Letters of credit (L/Cs) feature in the financing of one of the largest wind farms in the world, which became operational in the US late last year.

The L/Cs in this, and in several other similar projects, help fulfil the aim of the US Department of Energy to attract private capital to the country's nascent wind power sector.

Private capital

The Department of Energy's partial loan guarantee scheme has played a critical role leveraging private capital for the Caithness Shepherds Flat wind farm in the US state of Oregon.

Featuring L/Cs worth US$226 million, the US$2.3 billion project financing includes US$693 million in equity from companies including Google and GE and US$1.3 billion in commercial debt,

The project was supported by a US$1.3 billion partial loan guarantee from the Department of Energy in 2010.

More projects

Other wind power developers to use L/Cs include a division of Duke Energy Corporation, Green Frontier Windpower Holdings, which said it would use L/Cs in its financing of five wind-farm projects, (DC World News, 26 May 2010).
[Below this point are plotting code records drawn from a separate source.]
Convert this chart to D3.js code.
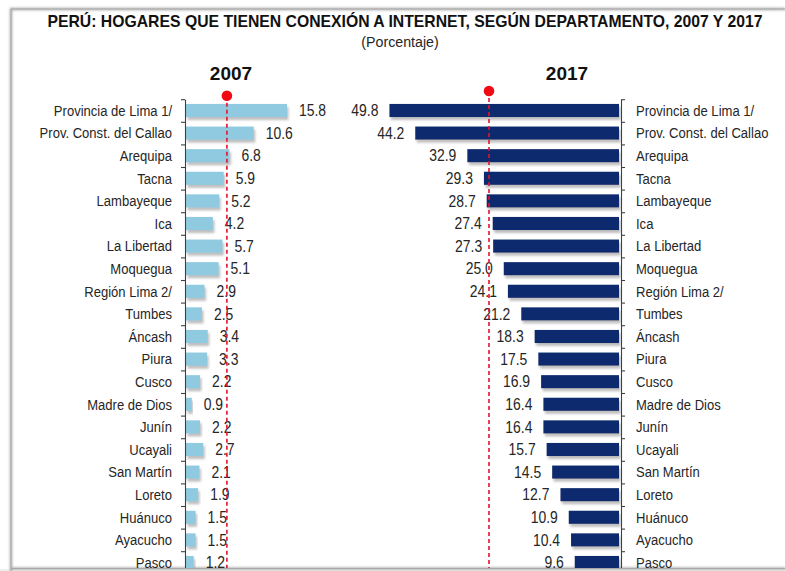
<!DOCTYPE html>
<html>
<head>
<meta charset="utf-8">
<script src="https://cdn.jsdelivr.net/npm/d3@7"></script>
<style>
  body { margin: 0; background: #fff; }
  text { font-family: "Liberation Sans", Arial, sans-serif; fill: #262626; }
</style>
</head>
<body>
<svg id="chart" width="785" height="571"></svg>
<script>
// Hogares con conexión a Internet por departamento (%)
const departments = [
  "Provincia de Lima 1/", "Prov. Const. del Callao", "Arequipa", "Tacna", "Lambayeque",
  "Ica", "La Libertad", "Moquegua", "Región Lima 2/", "Tumbes", "Áncash", "Piura",
  "Cusco", "Madre de Dios", "Junín", "Ucayali", "San Martín", "Loreto", "Huánuco",
  "Ayacucho", "Pasco"
];
const values2007 = [15.8, 10.6, 6.8, 5.9, 5.2, 4.2, 5.7, 5.1, 2.9, 2.5, 3.4, 3.3, 2.2, 0.9, 2.2, 2.7, 2.1, 1.9, 1.5, 1.5, 1.2];
const values2017 = [49.8, 44.2, 32.9, 29.3, 28.7, 27.4, 27.3, 25.0, 24.1, 21.2, 18.3, 17.5, 16.9, 16.4, 16.4, 15.7, 14.5, 12.7, 10.9, 10.4, 9.6];
const nationalAverage = [6.4, 28.2];
const yearLabels = ["2007", "2017"];
const titleText = "PERÚ: HOGARES QUE TIENEN CONEXIÓN A INTERNET, SEGÚN DEPARTAMENTO, 2007 Y 2017";
const subtitleText = "(Porcentaje)";

const svg = d3.select("#chart");
const W = 785, H = 571;

// condensed text: horizontally squeezed around its anchor point
function narrowText(parent, x, y, str, opts = {}) {
  const g = parent.append("g")
    .attr("transform", `translate(${x},${y}) scale(${opts.sx ?? 0.87},1)`);
  const t = g.append("text")
    .attr("text-anchor", opts.anchor ?? "start")
    .attr("dy", opts.dy ?? "0.35em")
    .style("font-size", (opts.size ?? 15) + "px")
    .text(str);
  if (opts.bold) t.style("font-weight", "bold");
  if (opts.fill) t.style("fill", opts.fill);
  return g;
}

// page frame
svg.append("rect").attr("x", 0).attr("y", 569).attr("width", W).attr("height", H - 569).attr("fill", "#eeeeee");
const defs = svg.append("defs");
const sh = defs.append("filter").attr("id", "barShadow").attr("x", "-10%").attr("y", "-30%").attr("width", "130%").attr("height", "180%");
sh.append("feDropShadow").attr("dx", 1.5).attr("dy", 3).attr("stdDeviation", 0.9)
  .attr("flood-color", "#8a8a8a").attr("flood-opacity", 0.55);
const fr = defs.append("filter").attr("id", "frameShadow").attr("x", "-50%").attr("y", "-50%").attr("width", "200%").attr("height", "200%");
fr.append("feGaussianBlur").attr("stdDeviation", 1.2);
defs.append("clipPath").attr("id", "plotClip").append("rect").attr("x", 12).attr("y", 10).attr("width", W).attr("height", 558);

const frame = svg.append("g");
frame.append("path").attr("d", `M11,571 V9 H785 M11,568.5 H785`).attr("fill", "none")
  .attr("stroke", "#b0b0b0").attr("stroke-width", 2.5).attr("filter", "url(#frameShadow)");
frame.append("path").attr("d", `M11,571 V9 H785 M11,568.5 H785`).attr("fill", "none")
  .attr("stroke", "#a8a8a8").attr("stroke-width", 1);

// titles
narrowText(svg, 405, 27, titleText, { anchor: "middle", dy: 0, size: 16.5, bold: true, sx: 0.955, fill: "#111" });
narrowText(svg, 400, 47, subtitleText, { anchor: "middle", dy: 0, size: 15, sx: 0.95 });
narrowText(svg, 231, 80, yearLabels[0], { anchor: "middle", dy: 0, size: 19, bold: true, sx: 1, fill: "#111" });
narrowText(svg, 567, 80, yearLabels[1], { anchor: "middle", dy: 0, size: 19, bold: true, sx: 1, fill: "#111" });

const plot = svg.append("g").attr("clip-path", "url(#plotClip)");

// shared rows
const rowStep = 22.6, rowTop = 99.2, n = departments.length;
const y = d3.scaleBand().domain(departments).range([rowTop, rowTop + n * rowStep]).paddingInner(0.42).paddingOuter(0.21);
const rowEdges = d3.scaleLinear().domain([0, n]).range([rowTop, rowTop + n * rowStep]);
const mid = d => y(d) + y.bandwidth() / 2;

// left panel (2007)
const x07 = d3.scaleLinear().domain([0, 16]).range([186, 186 + 16 * 6.39]);
// right panel (2017), bars grow leftwards
const x17 = d3.scaleLinear().domain([0, 50]).range([619, 619 - 50 * 4.61]);

const rows07 = departments.map((d, i) => ({ d, v: values2007[i] }));
const rows17 = departments.map((d, i) => ({ d, v: values2017[i] }));

plot.append("g").selectAll("rect").data(rows07).join("rect")
  .attr("x", x07(0)).attr("y", r => y(r.d))
  .attr("width", r => x07(r.v) - x07(0)).attr("height", y.bandwidth())
  .attr("fill", "#8fcae0").attr("filter", "url(#barShadow)");

plot.append("g").selectAll("rect").data(rows17).join("rect")
  .attr("x", r => x17(r.v)).attr("y", r => y(r.d))
  .attr("width", r => x17(0) - x17(r.v)).attr("height", y.bandwidth())
  .attr("fill", "#0e2a6e").attr("filter", "url(#barShadow)");

// axes with ticks on row boundaries
const axisL = d3.axisLeft(rowEdges).tickValues(d3.range(n + 1)).tickFormat("").tickSize(4).tickSizeOuter(0);
const axisR = d3.axisRight(rowEdges).tickValues(d3.range(n + 1)).tickFormat("").tickSize(4).tickSizeOuter(0);
const gL = plot.append("g").attr("transform", "translate(185,0)").call(axisL);
const gR = plot.append("g").attr("transform", "translate(621,0)").call(axisR);
[gL, gR].forEach(g => {
  g.selectAll("path, line").attr("stroke", "#404040").attr("stroke-width", 1.1);
});

// category labels
const catL = plot.append("g"), catR = plot.append("g");
departments.forEach(d => {
  narrowText(catL, 172, mid(d), d, { anchor: "end" });
  narrowText(catR, 636, mid(d), d, { anchor: "start" });
});

// value labels
const valL = plot.append("g"), valR = plot.append("g");
rows07.forEach(r => narrowText(valL, x07(r.v) + 12, mid(r.d), r.v.toFixed(1), { size: 16 }));
rows17.forEach(r => narrowText(valR, x17(r.v) - 11, mid(r.d), r.v.toFixed(1), { size: 16, anchor: "end" }));

// national average reference lines
const refs = [
  { x: x07(nationalAverage[0]), dotY: 95.7 },
  { x: x17(nationalAverage[1]), dotY: 91 }
];
refs.forEach(r => {
  plot.append("line").attr("x1", r.x).attr("x2", r.x).attr("y1", r.dotY).attr("y2", H)
    .attr("stroke", "#e0142e").attr("stroke-width", 1.6).attr("stroke-dasharray", "4,3");
  plot.append("circle").attr("cx", r.x).attr("cy", r.dotY).attr("r", 5.3).attr("fill", "#f00a14");
});
</script>
</body>
</html>
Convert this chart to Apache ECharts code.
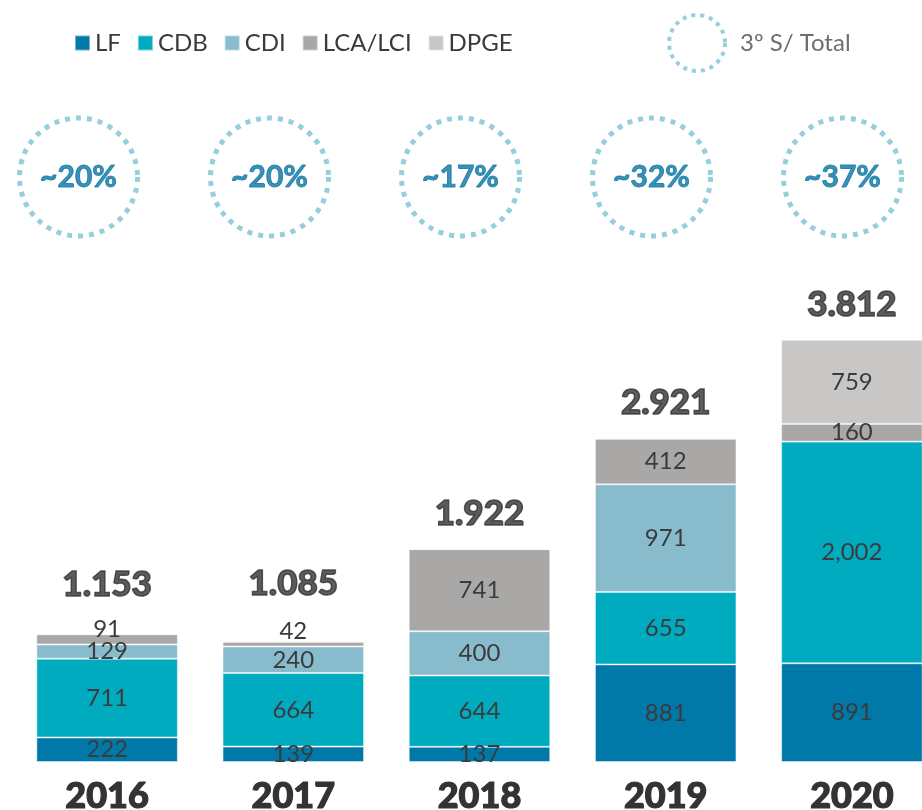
<!DOCTYPE html>
<html>
<head>
<meta charset="utf-8">
<script src="https://cdn.jsdelivr.net/npm/echarts@6/dist/echarts.min.js"></script>
<style>html,body{margin:0;padding:0;background:#fff}#c{width:922px;height:810px}</style>
</head>
<body>
<div id="c"></div>
<script>
const years = ['2016', '2017', '2018', '2019', '2020'];
const lf = [222, 139, 137, 881, 891];
const cdb = [711, 664, 644, 655, 2002];
const cdi = [129, 240, 400, 971, 0];
const lca = [91, 42, 741, 412, 160];
const dpge = [0, 0, 0, 0, 759];
const totals = [1153, 1085, 1922, 2921, 3812];
const share3 = [20, 20, 17, 32, 37];

const FONT = 'Lato, "Open Sans", sans-serif';
const colors = {LF: '#0078a8', CDB: '#00abc0', CDI: '#88bccd', 'LCA/LCI': '#a9a8a6', DPGE: '#c8c7c6'};
const dotColor = '#7cc2d2';

// label tweaks for tiny segments (styling only)
const smallLabelShift = {'LCA/LCI': {0: -10, 1: -13}};
const totalShift = {0: -14, 1: -23};

function fmtComma(v) { return v.toLocaleString('en-US'); }
function fmtDot(v) { return String(v).replace(/\B(?=(\d{3})+(?!\d))/g, '.'); }

function barSeries(name, arr) {
  return {
    name: name, type: 'bar', stack: 'total', barWidth: '76%',
    xAxisIndex: 0, yAxisIndex: 0,
    itemStyle: {color: colors[name], borderColor: 'rgba(255,255,255,0.45)', borderWidth: 1},
    label: {
      show: true, position: 'inside', color: '#3b3b3b', fontFamily: FONT, fontSize: 24,
      formatter: p => p.value ? fmtComma(p.value) : ''
    },
    data: arr.map((v, i) => {
      const s = smallLabelShift[name];
      if (s && s[i] !== undefined) return {value: v, label: {offset: [0, s[i]]}};
      return v;
    }),
    silent: true
  };
}

const chart = echarts.init(document.getElementById('c'), null, {renderer: 'canvas'});
chart.setOption({
  animation: false,
  backgroundColor: '#fff',
  legend: [{
    data: ['LF', 'CDB', 'CDI', 'LCA/LCI', 'DPGE'],
    left: 69, top: 26, itemWidth: 15, itemHeight: 15, itemGap: 16, icon: 'rect',
    textStyle: {fontFamily: FONT, fontSize: 24, color: '#3a3a3a'},
    selectedMode: false
  }, {
    data: ['3º S/ Total'],
    left: 662, top: 8, itemWidth: 56, itemHeight: 56, icon: 'circle',
    itemStyle: {color: 'transparent', borderColor: dotColor, borderWidth: 4, borderType: [4, 5]},
    textStyle: {fontFamily: FONT, fontSize: 24, color: '#6e6e6e', padding: [0, 0, 0, 10]},
    selectedMode: false
  }],
  grid: [
    {left: 14, width: 931, top: 319, bottom: 48, containLabel: false, outerBoundsMode: 'none'},
    {left: -17, width: 955, top: 117, height: 120, containLabel: false, outerBoundsMode: 'none'}
  ],
  xAxis: [{
    type: 'category', data: years, gridIndex: 0,
    axisLine: {show: false}, axisTick: {show: false},
    axisLabel: {fontFamily: FONT, fontSize: 36, fontWeight: 900, color: '#333333', margin: 16,
      textBorderColor: '#333333', textBorderWidth: 1.2}
  }, {
    type: 'category', data: years, gridIndex: 1, show: false
  }],
  yAxis: [{
    type: 'value', min: 0, max: 4000, show: false, gridIndex: 0, splitLine: {show: false}
  }, {
    type: 'value', min: -1, max: 1, show: false, gridIndex: 1, splitLine: {show: false}
  }],
  series: [
    barSeries('LF', lf),
    barSeries('CDB', cdb),
    barSeries('CDI', cdi),
    barSeries('LCA/LCI', lca),
    barSeries('DPGE', dpge),
    {
      name: 'Total', type: 'scatter', xAxisIndex: 0, yAxisIndex: 0, symbolSize: 0,
      silent: true, clip: false,
      label: {show: true, position: 'top', distance: 18, fontFamily: FONT, fontSize: 35, fontWeight: 900,
        color: '#333333', textBorderColor: '#333333', textBorderWidth: 1.5,
        formatter: p => fmtDot(p.value[1])},
      data: totals.map((v, i) => totalShift[i] !== undefined
        ? {value: [i, v], label: {offset: [0, totalShift[i]]}} : {value: [i, v]})
    },
    {
      name: '3º S/ Total', type: 'scatter', xAxisIndex: 1, yAxisIndex: 1,
      symbol: 'circle', symbolSize: 118, clip: false, silent: true,
      itemStyle: {color: 'transparent', borderColor: dotColor, borderWidth: 5, borderType: [5, 6]},
      label: {show: true, position: 'inside', fontFamily: FONT, fontSize: 30, fontWeight: 'bold',
        color: '#0a74a3', textBorderColor: '#0a74a3', textBorderWidth: 0.9,
        formatter: p => '~' + share3[p.dataIndex] + '%'},
      data: share3.map((v, i) => [i, 0])
    }
  ]
});
</script>
</body>
</html>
Cielo Wind Services said it planned two developments in the area known as the Texas Panhandle and would post a US$500,000 L/C for each of its projects.

Texas Panhandle

Several more wind power developers have said they would use L/Cs in financing arrangements for projects in the same windswept area of Texas.

They include Higher Power Energy, which said it would post an L/C totalling US$8.75 million for a project with an 875 megawatt capacity and another L/C for US$550,000 for a smaller 55 megawatt project, (DC World News, 14 December 2009).